Longtemps, ce lieu – sur un ancien site industriel et commercial – fut voisin du collectif artistique « Mélusine », animé par Andrée Eyrolle (disparue en 2017), la sœur de Max, elle-même comédienne, créatrice du festival Urbaka, et du « Zèbre », café-concert du Festival des Francophonies. Mais aujourd’hui, les bulldozers de « Limoges habitat »[3] (propriétaire depuis 2010) menacent et l’expulsion semble proche car un projet immobilier réalisé semble-t-il avec Eiffage se précise, les travaux devant commencer en juillet 2021. En 2015, un article du Populaire du Centre indiquait que la municipalité du maire socialiste Alain Rodet avait envisagé d’y « ouvrir une voie de circulation, un cheminement vers la caserne Marceau supposée devenir une gare d’accueil LGV. Mais exit l’équipe d’alors, quant à la ligne à grande vitesse, elle semble bien en stand-by », remarquait la journaliste Maryline Rogerie, qui ajoutait : « Aujourd’hui, il s’agit d’un site dangereux, explique-t-on à Limoges Habitat. Certaines parties risquent s’effondrer ; on a dû faire face à des intrusions répétées et ce, malgré un système de sécurisation. » Seul le théâtre Expression 7 semblait alors en sursis. Catherine Mauguien-Sicard, la présidente de Limoges Habitat, nouvelle adjointe (LR) au maire, semblait en quelque sorte plus ou moins sur la même ligne que ses prédécesseurs.

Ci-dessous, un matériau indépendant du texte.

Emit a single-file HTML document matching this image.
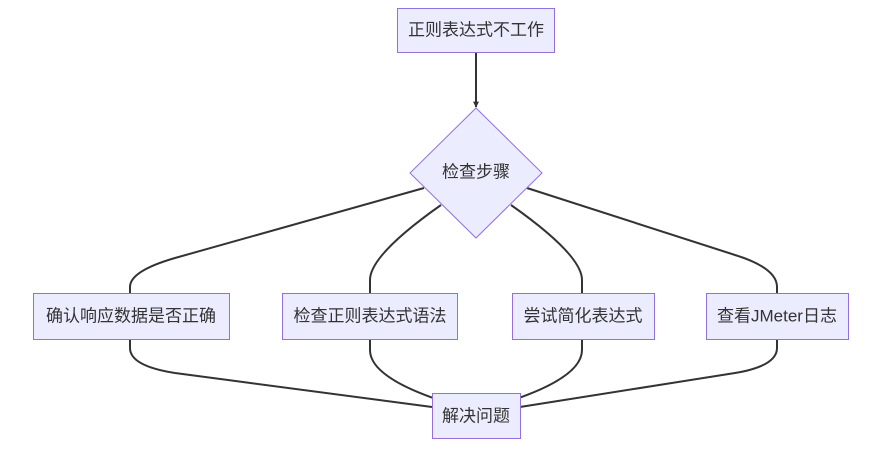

L’article 2 du Chapitre II de l’ Ordonnance n° 45-2339 du 13 octobre 1945 relative aux spectacles stipulant qu’ « aucune salle de spectacles publics spécialement aménagée de façon permanente pour y donner des concerts, des spectacles de variétés ou des représentations d’art dramatique, lyrique ou chorégraphique ne peut recevoir une autre affectation ni être démolie sans que le propriétaire ou l’usager ait obtenu l’autorisation du ministre chargé de la culture », on ne peut qu’espérer que la Direction Régionale des Affaires Culturelles – la conseillère chargée de la Haute-Vienne étant Marion Limeuil – sera plus qu’attentive à la situation. On attend aussi des collectivités locales (Région – dont la présidence est bien loin de Limoges depuis la réforme territoriale de François Hollande –, Département, Métropole, Ville) qu’elles fassent tout ce qui est en leur pouvoir pour aider Expression 7. L’idéal étant que le théâtre soit intégré dans le projet immobilier. Le soutien qui s’est manifesté publiquement le 30 janvier devant le théâtre, réunissant compagnies, artistes divers et spectateurs, a non seulement témoigné de la solidarité envers la compagnie et le metteur en scène de la rue de la Réforme, mais aussi, d’une manière générale, au moment où tous les lieux de spectacle sont fermés pour raisons sanitaires, de la demande d’une large mobilisation, d’une grande concertation, par exemple sous formes d’états généraux, entre les acteurs du monde culturel, l’Etat – et singulièrement le Ministère de la Culture – et les différentes collectivités, pour envisager l’avenir. Cela semble en effet être une évidence et une nécessité, tant la culture est plus que jamais essentielle

[1] Ecrivain, critique littéraire et théâtral, historien spécialiste de la culture, de la littérature et du Limousin.

[2] Histoire de Limoges, La Geste Editions, 2014 et 2019.

[3] Son conseil d’administration comprend des  élus désignés par la Communauté Urbaine de Limoges Métropole, des « personnalités qualifiées », dont d’autres élus, des syndicalistes, des représentants de locataires (…).